Evidence-based solutions call for evidence: results delivered, not resources invested. Original development solutions grounded in science are thus created in parallel with innovative monitoring systems that require program evaluation. The result is an efficient and effective use of public and private financing.

Moreover, science and technology-based approaches to development can sidestep partisan posturing. Notwithstanding the intense political debate in the US over climate change, science is upheld globally as a neutral endeavor, and often provides an opportunity for bilateral and multilateral cooperation that complements – and strengthens – diplomatic relationships. In recent years, a large number of civilian agencies – including those with a science focus – have been engaging in international assistance programs and initiatives, covering areas such as public health, education, disease prevention, police training, trade promotion, and clean water.

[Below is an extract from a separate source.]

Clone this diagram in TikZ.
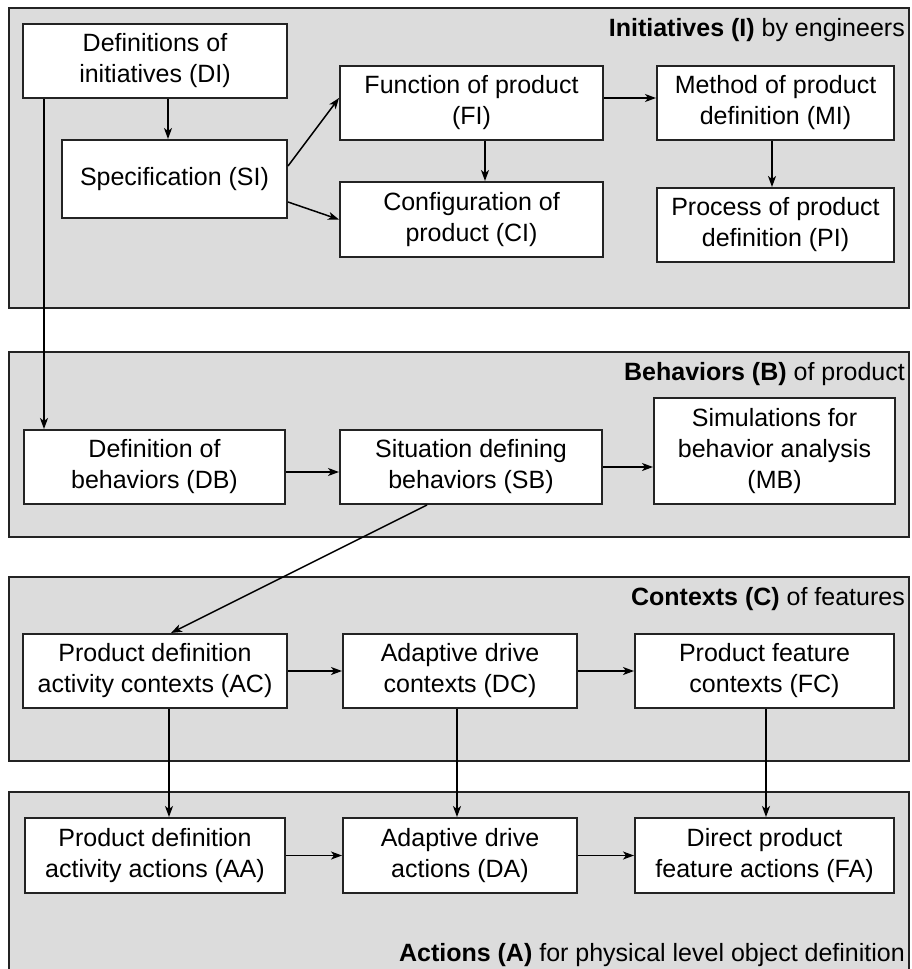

Perhaps most important, the scientific method instills habits of mind – the pursuit of truth, knowledge, and good government – that are not only intrinsically valuable but also essential for twenty-first-century economic progress. In a 2016 commencement address at the California Institute of Technology, the surgeon and writer Atul Gawande described science as “a commitment to a systematic way of thinking, an allegiance to a way of building knowledge and explaining the universe through testing and factual observation.”

That commitment implies a “weird way of being,” Gawande continued. “You are supposed to have skepticism and imagination, but not too much. You are supposed to suspend judgment, yet exercise it. Ultimately, you hope to observe the world with an open mind, gathering facts and testing your predictions and expectations against them.”

Science and technology can never be a panacea; the neutrality of the scientific method will always run up against the passions and interests of politics, which can drive scientists to create nerve gas and atomic weapons as readily as new seeds and desalinated water. Still, now more than ever, in what Alphabet Executive Chairman Eric Schmidt calls the “age of intelligence,” the dissemination of new tools and habits to expand knowledge is a core element of human development around the world.